Nun aber zum Antrag der FDP, der sich mit der Realschule befasst. Ich muss gestehen, ich habe schon viele plakative Schulanträge der FDP gelesen. Dieser hier aber toppt alles. Auffällig ist, dass sich dieser Antrag aus einer Aneinanderreihung von Vorwürfen und Behauptungen zusammensetzt, die darauf abzielen, der Regierung zu unterstellen, die Realschule in NRW angeblich zu zerstören – getreu dem Motto: Wenn man nur lange genug mit Dreck wirft, bleibt schon irgendetwas hängen.

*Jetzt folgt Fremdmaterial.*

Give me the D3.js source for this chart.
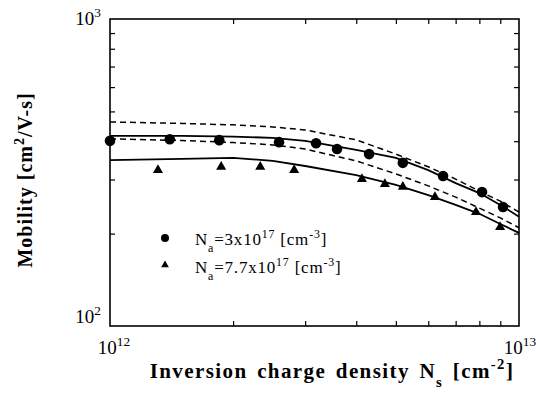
<!DOCTYPE html>
<html>
<head>
<meta charset="utf-8">
<script src="https://cdn.jsdelivr.net/npm/d3@7"></script>
<style>
body { margin: 0; background: #fff; }
text { font-family: "Liberation Serif", "DejaVu Serif", serif; fill: #000; }
</style>
</head>
<body>
<div id="chart"></div>
<script>
// values (Ns in 1e12 cm^-2, mobility in cm^2/V-s)
let lineNs = [1, 1.5, 2, 2.5, 3, 4, 5, 6, 7, 8, 9, 10]
let solidA = [416, 416, 414, 410, 401, 375, 353, 322, 292, 271, 248, 227]
let dashHi = [462, 457, 452, 445, 435, 404, 363, 330, 301, 275, 255, 235]
let dashLo = [407, 402, 396, 389, 377, 345, 313, 286, 263, 242, 225, 209]
let solidB = [347, 350, 353, 345, 332, 310, 288, 267, 248, 232, 215, 201]

let circNs = [1.0, 1.40, 1.85, 2.59, 3.19, 3.59, 4.30, 5.20, 6.52, 8.12, 9.14]
let circMu = [401, 406, 403, 397, 394, 377, 363, 340, 308, 273, 244]
let triNs = [1.31, 1.87, 2.33, 2.82, 4.13, 4.70, 5.20, 6.23, 7.85, 8.99]
let triMu = [322, 330, 330, 322, 301, 290, 284, 263, 235, 210]

let svgWidth = 536
let svgHeight = 400
let margin = { top: 19, right: 17, bottom: 74, left: 110 }
let chartWidth = svgWidth - margin.left - margin.right
let chartHeight = svgHeight - margin.top - margin.bottom

let svg = d3.select('#chart')
    .append('svg')
    .attr('width', svgWidth)
    .attr('height', svgHeight)

let chartGroup = svg.append('g')
    .attr('transform', `translate(${margin.left}, ${margin.top})`)

let xScale = d3.scaleLog().domain([1e12, 1e13]).range([0, chartWidth])
let yScale = d3.scaleLog().domain([100, 1000]).range([chartHeight, 0])

let xMinor = d3.range(2, 10).map(d => d * 1e12)
let yMinor = d3.range(2, 10).map(d => d * 100)

// inward ticks on all four sides
const tickAxis = (axisFn, scale, values, transform) => {
    let g = chartGroup.append('g')
        .attr('transform', transform)
        .call(axisFn(scale).tickValues(values).tickSize(-5).tickFormat(''))
    g.select('.domain').remove()
    g.selectAll('line').attr('stroke', '#000').attr('stroke-width', 1.2)
}
tickAxis(d3.axisBottom, xScale, xMinor, `translate(0, ${chartHeight})`)
tickAxis(d3.axisTop, xScale, xMinor, 'translate(0, 0)')
tickAxis(d3.axisLeft, yScale, yMinor, 'translate(0, 0)')
tickAxis(d3.axisRight, yScale, yMinor, `translate(${chartWidth}, 0)`)

chartGroup.append('rect')
    .attr('width', chartWidth)
    .attr('height', chartHeight)
    .attr('fill', 'none')
    .attr('stroke', '#000')
    .attr('stroke-width', 1.6)

// lines
let line = d3.line()
    .x(d => xScale(d[0] * 1e12))
    .y(d => yScale(d[1]))

const drawLine = (values, dash) => {
    chartGroup.append('path')
        .datum(lineNs.map((n, i) => [n, values[i]]))
        .attr('d', line)
        .attr('fill', 'none')
        .attr('stroke', '#000')
        .attr('stroke-width', dash ? 1.5 : 1.8)
        .attr('stroke-dasharray', dash ? '6,4' : null)
}
drawLine(dashHi, true)
drawLine(solidA, false)
drawLine(dashLo, true)
drawLine(solidB, false)

// markers
chartGroup.selectAll('circle.pt')
    .data(circNs.map((n, i) => [n, circMu[i]]))
    .enter()
    .append('circle')
    .classed('pt', true)
    .attr('cx', d => xScale(d[0] * 1e12))
    .attr('cy', d => yScale(d[1]))
    .attr('r', 5.3)
    .attr('fill', '#000')

chartGroup.selectAll('path.tri')
    .data(triNs.map((n, i) => [n, triMu[i]]))
    .enter()
    .append('path')
    .classed('tri', true)
    .attr('d', d3.symbol().type(d3.symbolTriangle).size(44))
    .attr('transform', d => `translate(${xScale(d[0] * 1e12)}, ${yScale(d[1])})`)
    .attr('fill', '#000')

// rich text helper: parts are [string, level] with level 1 = sup, -1 = sub
const richText = (sel, parts, size) => {
    let level = 0
    parts.forEach(([s, l]) => {
        let shift = (l - level) * -size * 0.42
        sel.append('tspan')
            .attr('dy', shift)
            .attr('font-size', l === 0 ? size : size * 0.7)
            .text(s)
        level = l
    })
}

// tick labels
const decade = (x, y, anchor, exp) => {
    let t = svg.append('text')
        .attr('x', x).attr('y', y)
        .attr('text-anchor', anchor)
    richText(t, [['10', 0], [exp, 1]], 19)
}
decade(101, margin.top + 6, 'end', '3')
decade(101, margin.top + chartHeight - 3, 'end', '2')
decade(margin.left + 4, 354, 'middle', '12')
decade(margin.left + chartWidth + 1, 354, 'middle', '13')

// legend
let legend = svg.append('g')
legend.append('circle').attr('cx', 165).attr('cy', 238).attr('r', 4).attr('fill', '#000')
legend.append('path')
    .attr('d', d3.symbol().type(d3.symbolTriangle).size(26))
    .attr('transform', 'translate(165, 265)')
    .attr('fill', '#000')
richText(legend.append('text').attr('x', 195).attr('y', 245).attr('letter-spacing', 0.8),
    [['N', 0], ['a', -1], ['=3x10', 0], ['17', 1], [' [cm', 0], ['-3', 1], [']', 0]], 17)
richText(legend.append('text').attr('x', 195).attr('y', 273).attr('letter-spacing', 0.8),
    [['N', 0], ['a', -1], ['=7.7x10', 0], ['17', 1], [' [cm', 0], ['-3', 1], [']', 0]], 17)

// axis titles
let xTitle = svg.append('text')
    .attr('x', 332).attr('y', 378)
    .attr('text-anchor', 'middle')
    .attr('font-weight', 'bold')
    .attr('letter-spacing', 1.4)
    .attr('word-spacing', 3)
richText(xTitle, [['Inversion  charge density  N', 0], ['s', -1], [' [cm', 0], ['-2', 1], [']', 0]], 21)

let yTitle = svg.append('text')
    .attr('transform', 'translate(32, 180) rotate(-90)')
    .attr('text-anchor', 'middle')
    .attr('font-weight', 'bold')
    .attr('letter-spacing', 1)
richText(yTitle, [['Mobility  [cm', 0], ['2', 1], ['/V-s]', 0]], 20)
</script>
</body>
</html>
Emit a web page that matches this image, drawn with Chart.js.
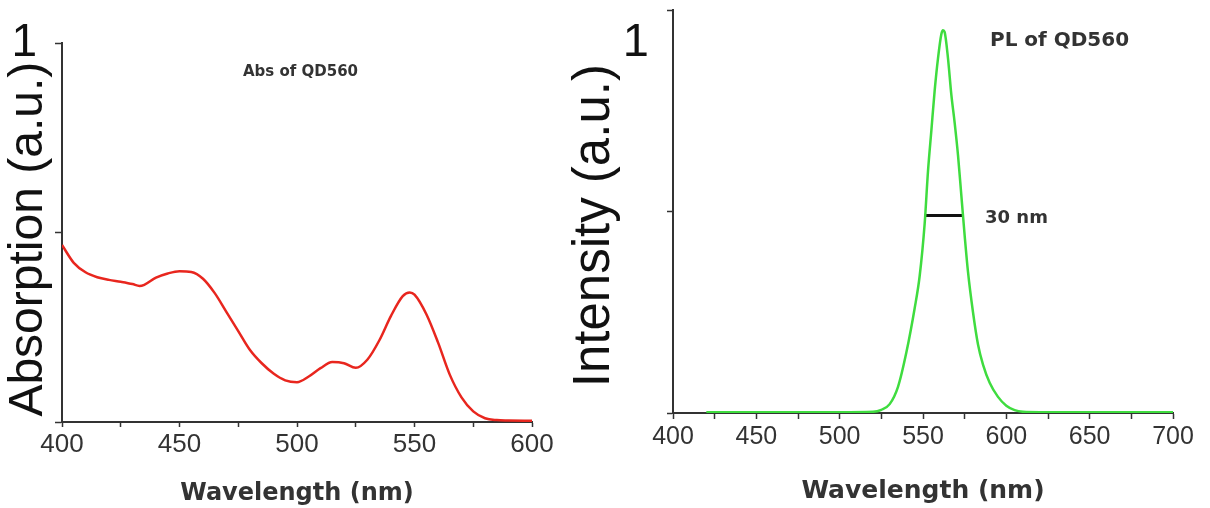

(Beifall von den GRÜNEN und der SPD)

Nun aber schön der Reihe nach! Sie behaupten, dass Realschullehrkräfte durch die um 2,5 Unterrichtsstunden höhere Unterrichtsverpflichtung gegenüber den Sekundarschullehrkräften demotivierter seien. Worauf stützen Sie diese Behauptung? Haben Lehrkräfte an Sekundarschulen jetzt weniger zu tun als in Realschulen? Wird jetzt weniger individuell gefördert? Glauben Sie das ernsthaft?

Sie behaupten, dass an unseren Realschulen die Lehrerversorgung nicht gesichert sei und dass auslaufende Realschulen personell ausgeblutet würden. Auch hier die Frage: Worauf stützen Sie Ihre Behauptung?

Vielleicht dazu ein Beispiel aus meiner Region, in der ein solches Szenario an einer auslaufenden Realschule in Umlauf gebracht wurde. Hier stellte sich heraus, dass bestimmte Abläufe während der Umwandlung der Schule in eine Sekundarschule der Elternschaft nicht ausreichend kommuniziert wurden und dass die Versorgung der Klassen mit Lehrkräften bis zum letzten Schultag an der auslaufenden Schule gewährleistet ist.

Herr Kollege, gestatten Sie eine Zwischenfrage von Frau Gebauer?

Danach.

Nach Ihrer Rede?

Genau.

Dann gibt es keine Zwischenfrage mehr.